Cisr-i Enbubi yani Marmaray
Ulaştırma Bakanı Binali Yıldırım, “Bu proje 150 yıllık bir hayal” deyince; ben de arşivlere girip baktım.
Marmaray projesini ilk teklif eden bir Fransız mimar olmuş.
Sirkeci ve Haydarpaşa’daki garlarını birleştirmeyi amaçlayan bu ilk teklif, 3 Ağustos 1860 tarihinde Prerault’tan gelmiş. Çalışmanın sanıldığı gibi Sultan Abdülaziz değil, Sultan Abdülhamid döneminin eseri olduğu proje eskizinin Devlet Arşivleri Genel Müdürlüğü Cumhuriyet Arşivleri’nde bulunmasıyla kesinlik kazanmış. Hükümet, teknik eksiklikler gördüğü projeyi uygulanabilir olmaktan uzak bulmuş. Proje, yaklaşık 150 yıllık bir gecikmeyle 2004 yılında inşaatına başlanan Marmaray’ın 29 Ekim 2013’te açılmasıyla hayat buldu.
Türkiye’ye ayrı İzmir’e ayrı yöntem
Ben bu tür projelere şöyle bakıyorum.
“Gerekli mi, gereksiz mi? Gerekliyse ne zaman yapılmalı?”
Bugünün dünyasında teknik her sorunu çözebiliyor, kaynak bir şekilde yaratılıyor.
Örneğin sadece trafik sıkışıklığından yılda 3.5 milyar liralık ek benzin parası ödüyormuş İstanbullular... Marmaray’ın ilk etabının maliyeti 5.5 milyar dolar... Demek ki; bu proje gerekli ve İstanbul’a lazım.
İzmir için de benzer bir proje artık çok gerekli... Üçkuyular ile Bostanlı mutlaka birleştirilmeli. Bu köprüyle olabilir ya da Marmaray gibi denizin altından olmalı. Çünkü İzmirliler bütün bir körfezi dolaşmak zorunda kalıyor. Kent içi trafik de giderek sıkışıyor.

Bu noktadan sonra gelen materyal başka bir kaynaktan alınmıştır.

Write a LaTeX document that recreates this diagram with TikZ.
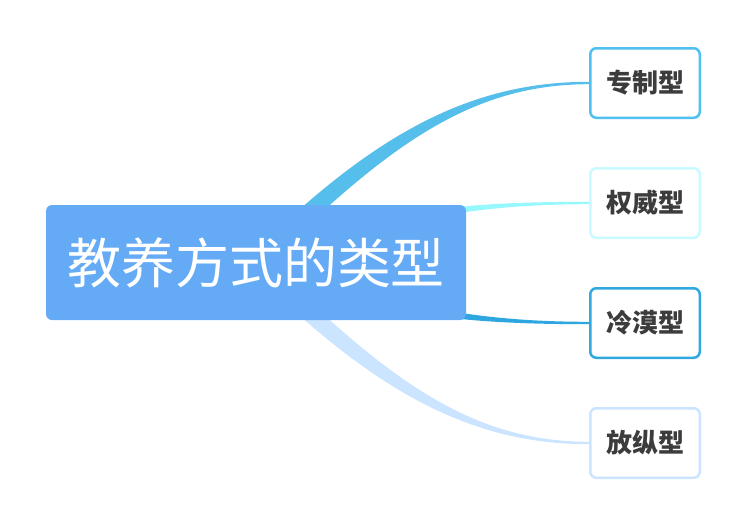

Ulaştırma Bakanı Binali Yıldırım’a İzmir’i de sorduk.
Şöyle yanıt verdi.
“İzmir’de Üçkuyular ile Bostanlı’yı, yani körfezin iki kıyısını birleştirecek projeyi bakanlığımız hazırladı. Ama İzmir’de farklı bir yöntem uygulamaya karar verdik. Çünkü her başladığımız proje çok eleştiriliyor, yapılmaması için engeller ortaya konuyor. Projeyi açıklayıp kararı İzmirlilere bırakacağız. Kamuoyu konuşsun, tartışsın. Bilgileri alacağız, nelerin teklif edildiğine bakacağız. İtirazların ya da katkıların neler olacağını göreceğiz. Sabırla da bekleyeceğiz. Ondan sonra karar vereceğiz. Ne yapalım; Türkiye’de farklı, İzmir’de farklı haraket edeceğiz. Ama şunu söylemeliyim. Bu proje de Marmaray gibi gerekli bir projedir. Oysa duyuyorum; ‘Gereksiz...’ diyorlar. Bu eleştirilere biraz canım sıkılıyor. Çünkü bu projeler kentlerin önünü açan yatırımlardır. İzmirlilerin projelerine sahip çıkmalarını istiyorum.”